L’émergence de la parole autochtone contemporaine est l’une plus belles occurences sur les scènes québécoises depuis quelques années. Et la pièce de Soleil Launière, Akuteu, participe à ce mouvement hétéroclite et luxuriant, sachant autant évoquer la tradition que la vie complexe d’aujourd’hui.
Avec Akuteu, la talentueuse artiste multidisciplinaire, Soleil Launière présente son premier texte de théâtre, Akuteu, mais il ne s’agit pas des premières paroles de son cru présentées sur scène depuis ses débuts en 2008. La créatrice originaire de Mashteuiatsh a utilisé à maintes reprises la performance, la technologie, la musique (elle chante), la danse (elle danse aussi très bien), mais aussi le texte, dans une moindre mesure il est vrai, seule ou avec d’autres. Et ce , même dans la performance Meshtitau présentée lors du dernier FTA en 2021.
Cette fois, c’est différent. Il s’agit d’un travail éminemment personnel où Soleil Launière parle de sa vie en adresse directe au public. Elle intercale ses confessions – tantôt drôles, tantôt touchantes comme cette tirade nommant des femmes et filles autochtones disparues ou assassinées – par des envolées plus poétiques axées sur ses origines, sa communauté et ses pratiques ancestrales. Elle nous parle de racisme et de préjugés, de résilience et de créativité dans un esprit ludique, un clin d’oeil dans la voix et une tempête dans le regard.
Il n’y a pas là de prêchi-prêcha de sa part. Au contraire, malgré un propos souvent grave, l’artiste affiche une candeur rafraîchissante en avouant ses propres manques, comme celui au sujet de son nom en Innu qui veut dire « celle qui transforme la pluie en arc-en-ciel », mais qu’elle ne saurait plus prononcer dans sa langue maternelle. Tout le spectacle est marqué par ces aveux souriants et cette volonté de dire qui elle est vraiment sans chercher à se cacher, ni à susciter le pathos d’ailleurs.

Dans la petite salle Jean-Claude Germain, la scénographie se veut simple et symbolique avec des troncs d’arbre au sol et des billots suspendus dans les airs. Au centre, de vert vêtue, Soleil Launière évolue sur une plateforme vitrée parcourue par des barraux qui font penser à une prison. La bande sonore renvoie à un climat plus spirituel avec, complémentaires, de très belles courtes scènes dansées ou chantées.

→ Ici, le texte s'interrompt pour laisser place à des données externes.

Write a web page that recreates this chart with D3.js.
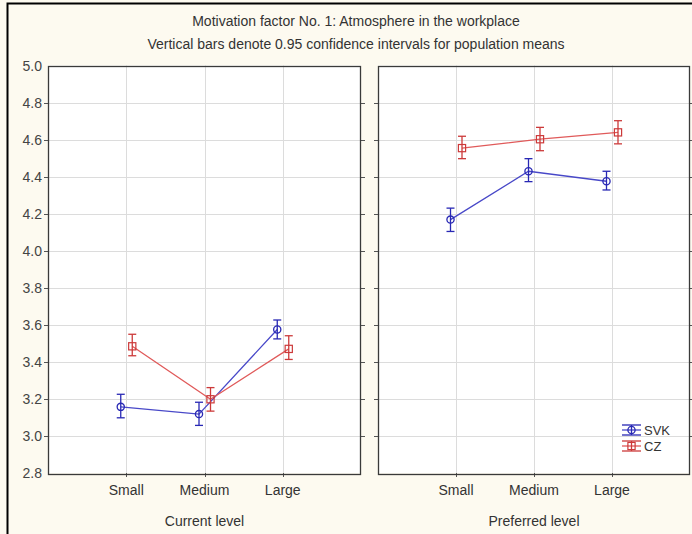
<!DOCTYPE html>
<html><head><meta charset="utf-8">
<script src="https://cdn.jsdelivr.net/npm/d3@7"></script>
<style>body{margin:0;background:#fdfaf0;} svg{display:block;font-family:"Liberation Sans",Arial,sans-serif;}</style>
</head><body>
<script>
const categories = ["Small", "Medium", "Large"];
const panels = ["Current level", "Preferred level"];
const seriesNames = ["SVK", "CZ"];
// means [panel][category]
const svkMean = [[3.157, 3.118, 3.575], [4.168, 4.429, 4.375]];
const svkLow  = [[3.098, 3.057, 3.524], [4.104, 4.373, 4.328]];
const svkHigh = [[3.225, 3.182, 3.626], [4.230, 4.497, 4.429]];
const czMean  = [[3.484, 3.198, 3.470], [4.554, 4.602, 4.639]];
const czLow   = [[3.433, 3.134, 3.413], [4.497, 4.540, 4.577]];
const czHigh  = [[3.549, 3.261, 3.541], [4.618, 4.666, 4.702]];
const yTicks = [2.8, 3.0, 3.2, 3.4, 3.6, 3.8, 4.0, 4.2, 4.4, 4.6, 4.8, 5.0];
const titleLines = ["Motivation factor No. 1: Atmosphere in the workplace",
                    "Vertical bars denote 0.95 confidence intervals for population means"];

const W = 692, H = 534;
const FS = 14;
const svg = d3.select("body").append("svg").attr("width", W).attr("height", H);
svg.append("rect").attr("width", W).attr("height", H).attr("fill", "#fdfaf0");
// outer frame (top and left visible)
svg.append("rect").attr("x", 7.5).attr("y", 3.5).attr("width", W + 20).attr("height", H + 20)
  .attr("fill", "none").attr("stroke", "#000").attr("stroke-width", 2);

svg.selectAll("text.title").data(titleLines).enter().append("text")
  .attr("x", 356).attr("y", (d, i) => 26 + i * 23).attr("text-anchor", "middle")
  .attr("font-size", FS).attr("fill", "#333").text(d => d);

const y = d3.scaleLinear().domain([2.8, 5.0]).range([473, 65.5]);
const panelX = [[48, 361], [378, 690]];
const series = [
  {name: "SVK", mean: svkMean, lo: svkLow, hi: svkHigh, color: "#2828b4", line: "#4848c8", off: -5.5, shape: "circle"},
  {name: "CZ", mean: czMean, lo: czLow, hi: czHigh, color: "#cc3a3a", line: "#e05a5a", off: 6, shape: "square"}
];

function marker(g, shape, cx, cy, color) {
  if (shape === "circle") {
    g.append("circle").attr("cx", cx).attr("cy", cy).attr("r", 3.6)
      .attr("fill", "none").attr("stroke", color).attr("stroke-width", 1.3);
  } else {
    g.append("rect").attr("x", cx - 3.6).attr("y", cy - 3.6).attr("width", 7.2).attr("height", 7.2)
      .attr("fill", "none").attr("stroke", color).attr("stroke-width", 1.2);
  }
}

panels.forEach((pname, p) => {
  const [x0, x1] = panelX[p];
  const x = d3.scalePoint().domain(categories).range([x0, x1]).padding(1);
  const g = svg.append("g");
  g.append("rect").attr("x", x0).attr("y", y(5.0)).attr("width", x1 - x0).attr("height", y(2.8) - y(5.0))
    .attr("fill", "#fff");
  // gridlines
  g.selectAll("line.hg").data(yTicks.slice(1, -1)).enter().append("line")
    .attr("x1", x0).attr("x2", x1).attr("y1", d => Math.round(y(d)) + 0.5).attr("y2", d => Math.round(y(d)) + 0.5)
    .attr("stroke", "#dcdcdc").attr("stroke-width", 1);
  g.selectAll("line.vg").data(categories).enter().append("line")
    .attr("x1", d => Math.round(x(d)) + 0.5).attr("x2", d => Math.round(x(d)) + 0.5)
    .attr("y1", y(5.0)).attr("y2", y(2.8))
    .attr("stroke", "#dcdcdc").attr("stroke-width", 1);
  // ticks outward
  g.selectAll("line.yt").data(yTicks.slice(1, -1)).enter().append("line")
    .attr("x1", x0 - 4).attr("x2", x0).attr("y1", d => Math.round(y(d)) + 0.5).attr("y2", d => Math.round(y(d)) + 0.5)
    .attr("stroke", "#555");
  g.selectAll("line.yt2").data(yTicks.slice(1, -1)).enter().append("line")
    .attr("x1", x1).attr("x2", x1 + 4).attr("y1", d => Math.round(y(d)) + 0.5).attr("y2", d => Math.round(y(d)) + 0.5)
    .attr("stroke", "#555");
  g.selectAll("line.xt").data(categories).enter().append("line")
    .attr("x1", d => Math.round(x(d)) + 0.5).attr("x2", d => Math.round(x(d)) + 0.5)
    .attr("y1", y(2.8)).attr("y2", y(2.8) + 4).attr("stroke", "#555");
  g.append("rect").attr("x", x0 + 0.5).attr("y", Math.round(y(5.0)) + 0.5)
    .attr("width", x1 - x0 - 1).attr("height", Math.round(y(2.8) - y(5.0)))
    .attr("fill", "none").attr("stroke", "#3a3a3a").attr("stroke-width", 1.3);
  // category labels
  g.selectAll("text.cat").data(categories).enter().append("text")
    .attr("x", d => x(d)).attr("y", 495).attr("text-anchor", "middle")
    .attr("font-size", FS).attr("fill", "#333").text(d => d);
  g.append("text").attr("x", x(categories[1])).attr("y", 526).attr("text-anchor", "middle")
    .attr("font-size", FS).attr("fill", "#333").text(pname);
  // series
  series.forEach(s => {
    const pts = categories.map((c, i) => ({cx: x(c) + s.off, m: s.mean[p][i], lo: s.lo[p][i], hi: s.hi[p][i]}));
    g.append("path").attr("d", d3.line().x(d => d.cx).y(d => y(d.m))(pts))
      .attr("fill", "none").attr("stroke", s.line).attr("stroke-width", 1.3);
    pts.forEach(d => {
      g.append("line").attr("x1", d.cx).attr("x2", d.cx).attr("y1", y(d.hi)).attr("y2", y(d.lo))
        .attr("stroke", s.color).attr("stroke-width", 1.3);
      [d.hi, d.lo].forEach(v => g.append("line").attr("x1", d.cx - 4).attr("x2", d.cx + 4)
        .attr("y1", y(v)).attr("y2", y(v)).attr("stroke", s.color).attr("stroke-width", 1.3));
      marker(g, s.shape, d.cx, y(d.m), s.color);
    });
  });
});

// y axis labels
svg.selectAll("text.yl").data(yTicks).enter().append("text")
  .attr("x", 42).attr("y", d => y(d) + 5).attr("text-anchor", "end")
  .attr("font-size", FS).attr("fill", "#444").text(d => d.toFixed(1));

// legend
series.forEach((s, i) => {
  const ly = 430 + i * 16, lx0 = 622, lx1 = 641, lc = (lx0 + lx1) / 2;
  const lg = svg.append("g");
  lg.append("line").attr("x1", lx0).attr("x2", lx1).attr("y1", ly).attr("y2", ly).attr("stroke", s.line).attr("stroke-width", 1.3);
  [-5, 5].forEach(dy => lg.append("line").attr("x1", lx0).attr("x2", lx1).attr("y1", ly + dy).attr("y2", ly + dy)
    .attr("stroke", s.color).attr("stroke-width", 1.3));
  lg.append("line").attr("x1", lc).attr("x2", lc).attr("y1", ly - 5).attr("y2", ly + 5).attr("stroke", s.color).attr("stroke-width", 1.3);
  marker(lg, s.shape, lc, ly, s.color);
  lg.append("text").attr("x", 644).attr("y", ly + 5).attr("font-size", 13).attr("fill", "#333").text(s.name);
});
</script>
</body></html>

La quête identitaire de l’artiste ne se porte pas vers le politique, mais souligne l’ambiguïté de sa propre autochtonie. Trop blanche ou pas assez autochtone, les doutes ont marqué toute la vie de Soleil Launière. il ne s’agit pas non plus d’une position victimaire, davantage un tremplin qui en font l’artiste qu’elle est devenue. Soleil Launière s’est entourée d’une excellente équipe, dont Johanne Haberlin à la mise en scène, qui a su l’appuyer dans le but de créer un rythme soutenu grâce à des scènes bien délimitées dans le temps et l’espace.
Même si le texte peut paraître malhabile par moments, images involontairement floues ou bancales, il s’agit d’un premier pas – il y en aura un autre lors de sa résidence au CTDA – important. Les qualités de l’ensemble de sa prestation confirme que Soleil Launière est là pour enchanter encore et encore le monde de sa vision qui sait accorder la place autant au passé qu’au futur, le sien et celui des siens, dans un monde encore trop indifférent ou carrément hostile.
Akuteu fait référence à « un objet suspendu » en innu, et plus précisément à un orignal pendu par les pieds » à ses yeux. L’artiste dira avoir l’impression d’être déracinée et d’évoluer au-dessus du vide. Cette création prouve la nécessité de sa démarche exploitant une riche palette de couleurs. Akuteu démontre aussi qu’elle possède tous les outils dramaturgiques et scéniques pour un atterissage réussi sur la planète, sa planète, théâtre.

Akuteu est présentée à la salle Jean-Claude Germain du Théâtre d’aujourd’hui jusqu’au 7 mai.